Шилов выпил, закурил. Посмотрел в сторону:
- Я в его смерти не виноват.
- Никто не виноват в его смерти… Поеду я. Маму в наш госпиталь перевели. Я этого полгода добивался, а тут за два часа все решилось.
- Правильно, раньше ты был оборотнем, теперь стал героем.
- Невелика дистанция. Увидимся!
- Куда мы денемся?..
Скрябин ушел. Шилов остался сидеть, глядя вниз. По глоточку прикладывался к бутылке. Иногда, ведя с самим собой мысленный спор, качал головой или флегматично пожимал плечами.
Подошел Егоров:
- Дай закурить… Я все узнал, сегодня нас допрашивать не будут. Я к своим поеду, а то они с ума сходят.
- Давай.
- Береги себя! Все, как в кино было… Ладно, пока!
Во двор заехала «Газель» передвижной криминалистической лаборатории, привезшая Юру Голицына. Он бодро выскочил из кабины и пошел к Шилову. Роман поднялся ему навстречу. Голицын лучился энергией:
- Дело мне поручили. Кожурина у меня в бригаде.
- Здорово, - равнодушно прокомментировал Шилов, отворачиваясь, чтобы Голицын не увидел выражение его лица.
Голицын почувствовал его состояние. Замялся, подыскивая нужные слова. Не подобрал и, решив, что поговорят позже, с преувеличенной бодростью махнул папкой в сторону распахнутой двери подъезда:
- Побегу осматривать. Потом все обсудим, ага?

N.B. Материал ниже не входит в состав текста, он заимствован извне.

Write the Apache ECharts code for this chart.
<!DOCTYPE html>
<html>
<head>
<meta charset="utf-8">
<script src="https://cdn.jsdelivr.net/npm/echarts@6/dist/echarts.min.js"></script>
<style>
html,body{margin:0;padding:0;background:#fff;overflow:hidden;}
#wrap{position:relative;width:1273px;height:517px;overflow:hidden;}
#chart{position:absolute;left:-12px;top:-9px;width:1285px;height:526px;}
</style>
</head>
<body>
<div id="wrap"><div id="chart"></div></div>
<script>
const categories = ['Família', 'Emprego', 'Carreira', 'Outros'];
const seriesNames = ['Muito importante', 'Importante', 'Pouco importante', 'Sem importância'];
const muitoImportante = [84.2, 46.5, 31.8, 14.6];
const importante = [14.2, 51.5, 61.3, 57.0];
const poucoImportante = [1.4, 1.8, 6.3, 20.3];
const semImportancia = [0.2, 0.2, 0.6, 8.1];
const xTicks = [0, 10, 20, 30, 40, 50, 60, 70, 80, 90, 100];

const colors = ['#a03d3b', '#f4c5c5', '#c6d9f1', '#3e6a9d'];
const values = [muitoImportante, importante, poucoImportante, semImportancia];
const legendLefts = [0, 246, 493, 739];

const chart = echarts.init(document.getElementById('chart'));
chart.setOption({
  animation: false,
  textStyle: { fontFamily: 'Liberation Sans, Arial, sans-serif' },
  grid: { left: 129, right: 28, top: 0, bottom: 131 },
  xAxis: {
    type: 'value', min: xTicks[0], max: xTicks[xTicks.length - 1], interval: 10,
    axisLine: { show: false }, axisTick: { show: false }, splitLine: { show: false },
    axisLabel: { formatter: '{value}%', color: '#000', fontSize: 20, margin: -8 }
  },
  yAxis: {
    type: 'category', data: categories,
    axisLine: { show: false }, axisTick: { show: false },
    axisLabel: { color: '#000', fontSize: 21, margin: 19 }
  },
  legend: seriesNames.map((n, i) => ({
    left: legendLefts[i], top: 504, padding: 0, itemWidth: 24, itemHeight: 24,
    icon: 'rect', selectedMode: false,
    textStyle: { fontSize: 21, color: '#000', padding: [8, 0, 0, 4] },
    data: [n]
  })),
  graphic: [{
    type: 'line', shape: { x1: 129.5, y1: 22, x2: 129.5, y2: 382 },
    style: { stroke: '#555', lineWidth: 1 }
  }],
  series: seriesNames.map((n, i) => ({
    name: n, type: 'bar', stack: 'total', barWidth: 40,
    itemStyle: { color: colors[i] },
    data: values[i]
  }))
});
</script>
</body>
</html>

Приехали Арнаутов и Громов.
- Взяли? - спросил Шилов, предчувствуя ответ.
Арнаутов покачал головой:
- Исчез. И еще трое из его отдела. Черт, всегда чувствовал, что этот Карташов - змей.
- Наверное, кто-то страховал этих, - Громов кивнул на лежащий рядом с домом труп Дяди Васи. - Он шефу и позвонил.

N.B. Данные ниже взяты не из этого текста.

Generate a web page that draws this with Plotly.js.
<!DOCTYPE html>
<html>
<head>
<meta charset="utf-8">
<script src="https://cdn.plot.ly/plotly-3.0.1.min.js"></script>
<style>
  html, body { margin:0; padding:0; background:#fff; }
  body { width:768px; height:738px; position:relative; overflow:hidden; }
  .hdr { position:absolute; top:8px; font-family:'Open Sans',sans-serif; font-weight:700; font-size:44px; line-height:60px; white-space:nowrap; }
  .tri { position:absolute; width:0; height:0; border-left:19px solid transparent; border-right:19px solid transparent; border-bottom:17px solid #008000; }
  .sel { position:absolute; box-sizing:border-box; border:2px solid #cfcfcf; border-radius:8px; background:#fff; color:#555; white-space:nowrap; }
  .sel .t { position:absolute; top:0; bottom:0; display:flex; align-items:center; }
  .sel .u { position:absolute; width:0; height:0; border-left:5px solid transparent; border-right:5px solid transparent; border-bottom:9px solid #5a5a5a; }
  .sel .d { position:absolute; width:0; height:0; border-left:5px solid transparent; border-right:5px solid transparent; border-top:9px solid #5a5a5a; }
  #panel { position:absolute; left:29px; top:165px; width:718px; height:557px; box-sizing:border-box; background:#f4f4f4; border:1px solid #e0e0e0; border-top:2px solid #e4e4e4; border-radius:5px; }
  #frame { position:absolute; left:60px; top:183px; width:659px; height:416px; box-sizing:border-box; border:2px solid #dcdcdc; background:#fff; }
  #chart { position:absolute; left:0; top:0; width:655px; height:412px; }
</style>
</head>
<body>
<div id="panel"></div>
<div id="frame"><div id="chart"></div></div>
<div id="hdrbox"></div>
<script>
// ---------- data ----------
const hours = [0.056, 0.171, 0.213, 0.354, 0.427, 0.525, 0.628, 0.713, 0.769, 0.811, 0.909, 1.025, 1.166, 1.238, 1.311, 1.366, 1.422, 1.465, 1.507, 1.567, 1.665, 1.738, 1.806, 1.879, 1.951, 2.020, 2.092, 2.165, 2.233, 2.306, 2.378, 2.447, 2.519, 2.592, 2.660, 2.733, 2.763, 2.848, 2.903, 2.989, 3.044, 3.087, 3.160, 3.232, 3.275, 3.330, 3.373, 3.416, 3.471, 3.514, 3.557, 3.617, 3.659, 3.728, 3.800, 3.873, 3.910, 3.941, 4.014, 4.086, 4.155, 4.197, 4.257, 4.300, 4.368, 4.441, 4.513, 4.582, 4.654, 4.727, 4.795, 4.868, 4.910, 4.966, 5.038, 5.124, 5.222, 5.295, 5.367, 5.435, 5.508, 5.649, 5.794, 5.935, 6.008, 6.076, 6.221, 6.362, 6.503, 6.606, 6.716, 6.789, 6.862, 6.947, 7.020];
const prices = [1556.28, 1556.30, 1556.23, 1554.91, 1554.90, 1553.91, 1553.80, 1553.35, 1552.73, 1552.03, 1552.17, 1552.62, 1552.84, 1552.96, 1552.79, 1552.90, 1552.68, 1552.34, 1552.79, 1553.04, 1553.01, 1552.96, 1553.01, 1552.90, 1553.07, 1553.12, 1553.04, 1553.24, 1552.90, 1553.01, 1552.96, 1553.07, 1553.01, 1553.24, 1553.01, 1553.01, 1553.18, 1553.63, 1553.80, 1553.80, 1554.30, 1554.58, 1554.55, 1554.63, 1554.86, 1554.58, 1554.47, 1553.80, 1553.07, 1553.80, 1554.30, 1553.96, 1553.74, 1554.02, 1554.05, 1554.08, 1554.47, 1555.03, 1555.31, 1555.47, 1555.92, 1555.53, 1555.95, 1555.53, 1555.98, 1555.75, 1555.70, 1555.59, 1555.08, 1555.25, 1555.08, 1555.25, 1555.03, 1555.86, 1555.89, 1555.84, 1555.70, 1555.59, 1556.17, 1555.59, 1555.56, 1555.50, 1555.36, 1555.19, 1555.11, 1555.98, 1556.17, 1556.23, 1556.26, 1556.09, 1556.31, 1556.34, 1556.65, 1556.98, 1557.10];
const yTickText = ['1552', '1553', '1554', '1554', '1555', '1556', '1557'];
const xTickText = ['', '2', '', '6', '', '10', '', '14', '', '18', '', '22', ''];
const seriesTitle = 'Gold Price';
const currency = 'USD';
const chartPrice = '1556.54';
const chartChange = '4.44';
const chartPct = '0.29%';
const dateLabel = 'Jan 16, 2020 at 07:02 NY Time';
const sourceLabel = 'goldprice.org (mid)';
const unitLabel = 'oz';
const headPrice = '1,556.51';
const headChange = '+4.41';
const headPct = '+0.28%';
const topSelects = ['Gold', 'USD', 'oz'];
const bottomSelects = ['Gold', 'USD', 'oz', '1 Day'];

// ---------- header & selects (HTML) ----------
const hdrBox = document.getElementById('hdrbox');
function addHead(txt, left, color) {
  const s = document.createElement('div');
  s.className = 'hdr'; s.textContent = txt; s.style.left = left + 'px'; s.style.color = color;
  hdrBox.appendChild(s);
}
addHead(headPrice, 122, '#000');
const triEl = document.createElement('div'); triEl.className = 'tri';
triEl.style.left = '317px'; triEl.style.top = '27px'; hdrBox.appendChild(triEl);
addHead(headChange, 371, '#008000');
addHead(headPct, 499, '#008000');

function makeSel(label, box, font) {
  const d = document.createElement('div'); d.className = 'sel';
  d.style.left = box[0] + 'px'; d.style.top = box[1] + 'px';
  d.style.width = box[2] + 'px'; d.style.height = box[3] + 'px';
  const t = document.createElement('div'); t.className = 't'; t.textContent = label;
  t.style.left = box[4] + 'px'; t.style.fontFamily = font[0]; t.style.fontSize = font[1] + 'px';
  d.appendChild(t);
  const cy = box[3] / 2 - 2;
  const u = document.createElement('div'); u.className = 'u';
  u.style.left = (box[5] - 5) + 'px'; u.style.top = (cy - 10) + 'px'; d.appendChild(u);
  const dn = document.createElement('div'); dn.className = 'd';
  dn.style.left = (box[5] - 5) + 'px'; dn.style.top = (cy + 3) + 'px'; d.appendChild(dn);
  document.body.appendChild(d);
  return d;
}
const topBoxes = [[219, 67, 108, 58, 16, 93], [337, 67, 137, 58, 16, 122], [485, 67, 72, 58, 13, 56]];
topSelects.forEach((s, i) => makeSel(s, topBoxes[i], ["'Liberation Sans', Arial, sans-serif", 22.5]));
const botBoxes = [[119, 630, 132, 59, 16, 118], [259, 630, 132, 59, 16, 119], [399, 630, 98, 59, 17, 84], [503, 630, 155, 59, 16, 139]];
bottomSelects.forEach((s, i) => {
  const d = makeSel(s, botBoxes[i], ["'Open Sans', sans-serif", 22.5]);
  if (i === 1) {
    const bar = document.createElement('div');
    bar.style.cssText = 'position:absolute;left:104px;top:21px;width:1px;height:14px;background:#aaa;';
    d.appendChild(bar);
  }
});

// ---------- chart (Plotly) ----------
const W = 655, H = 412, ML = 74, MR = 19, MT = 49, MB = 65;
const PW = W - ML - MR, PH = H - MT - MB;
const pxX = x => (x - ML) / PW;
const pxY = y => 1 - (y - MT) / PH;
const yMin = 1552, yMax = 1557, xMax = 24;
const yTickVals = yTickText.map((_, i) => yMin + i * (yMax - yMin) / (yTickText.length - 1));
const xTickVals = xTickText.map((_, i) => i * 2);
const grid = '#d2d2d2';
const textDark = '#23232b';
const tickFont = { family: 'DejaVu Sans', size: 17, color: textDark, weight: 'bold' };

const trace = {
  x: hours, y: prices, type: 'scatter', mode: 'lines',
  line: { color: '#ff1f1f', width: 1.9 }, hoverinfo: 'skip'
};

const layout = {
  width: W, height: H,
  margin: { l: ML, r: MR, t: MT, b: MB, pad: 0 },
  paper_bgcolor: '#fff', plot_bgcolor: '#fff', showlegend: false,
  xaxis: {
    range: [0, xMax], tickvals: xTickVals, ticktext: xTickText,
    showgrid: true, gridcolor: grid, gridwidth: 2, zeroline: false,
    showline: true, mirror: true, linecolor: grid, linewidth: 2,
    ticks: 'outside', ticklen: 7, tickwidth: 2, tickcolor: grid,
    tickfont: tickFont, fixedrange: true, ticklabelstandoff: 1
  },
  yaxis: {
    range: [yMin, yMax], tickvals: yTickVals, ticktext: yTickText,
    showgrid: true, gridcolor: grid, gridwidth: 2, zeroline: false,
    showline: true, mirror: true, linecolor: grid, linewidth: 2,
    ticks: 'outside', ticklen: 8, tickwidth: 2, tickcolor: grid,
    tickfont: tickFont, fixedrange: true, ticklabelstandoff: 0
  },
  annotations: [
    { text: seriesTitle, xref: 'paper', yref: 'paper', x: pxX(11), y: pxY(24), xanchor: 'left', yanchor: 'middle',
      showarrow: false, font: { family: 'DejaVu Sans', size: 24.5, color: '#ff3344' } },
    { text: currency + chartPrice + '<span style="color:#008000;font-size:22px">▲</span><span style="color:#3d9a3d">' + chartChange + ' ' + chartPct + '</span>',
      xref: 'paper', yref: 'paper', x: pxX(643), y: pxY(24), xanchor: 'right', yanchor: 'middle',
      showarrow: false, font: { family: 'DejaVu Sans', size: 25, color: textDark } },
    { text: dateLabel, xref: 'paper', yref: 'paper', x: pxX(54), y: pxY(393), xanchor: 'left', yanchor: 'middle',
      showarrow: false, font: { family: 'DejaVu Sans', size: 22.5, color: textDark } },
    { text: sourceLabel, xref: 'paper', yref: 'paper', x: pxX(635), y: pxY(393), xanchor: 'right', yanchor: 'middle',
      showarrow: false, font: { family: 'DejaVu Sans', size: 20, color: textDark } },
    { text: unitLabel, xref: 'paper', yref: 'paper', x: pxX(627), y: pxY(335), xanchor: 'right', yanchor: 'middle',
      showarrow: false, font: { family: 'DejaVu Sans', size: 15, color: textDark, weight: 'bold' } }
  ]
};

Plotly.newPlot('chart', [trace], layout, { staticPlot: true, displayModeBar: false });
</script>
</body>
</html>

- Наверное, - Шилов приложился к бутылке.
- Да, видок у тебя! Ты давай, пока допросы, пока вся эта лабуда, отдохни денька три и - вперед. Работы много.
- Нет, Юрий Сергеевич, с меня все.
- Что?..
- Хватит.
- Я думал, ты крепче.
- Я тоже так думал.
- На войне как на войне.
- Угу. Только меня на этой войне немножко убили.
Громов не нашелся, что ответить.
- Ты там прости… что я там на тебя… гнал. Я просто работал. Теперь нормально все. - Арнаутов протянул руку, предлагая заключить мир.
Шилов руки не пожал:
- Нормально? Я тебе вчера позвонил только потому, что у меня выхода не было. За Скрябина спасибо, конечно, а так… Свой дурак хуже врага.
Арнаутов опустил руку.
Шилов не мог успокоиться:
- Нормально… Для кого нормально? Для меня? Для Сереги? Для Геры Моцарта? Если бы не ты, все вообще могло б быть по-другому.
Задев их плечами, Роман прошел между Громовым и Арнаутовым и направился к выходу со двора.
- Я что, еще по бандиту Моцарту должен поплакать? - спросил Арнаутов.
- Вот и поговорили… - сам себе сказал Шилов, поддевая ногами опавшие листья.
* * *
Карташов позвонил в Москву с уличного таксофона.
- Алло! У нас беда…
Он звонил человеку, занимавшему в Организации одну ступень выше него самого. Этого человека Карташов ни разу не видел, и только, по некоторым причинам, догадывался, что тот является действующим генералом МВД.
- … Я сильно заболел. Нужно отлежаться где-нибудь в хорошем санатории.
- Я понял. Я пришлю ребят. Часов через пять на выезде из города. Приедешь сюда, составим новую медицинскую карту и поедешь, подлечишься…
- И как это судьба угораздила вас в таком месте встретиться? - спросил Роман, выходя вместе с Юлей и Мишей из отделения.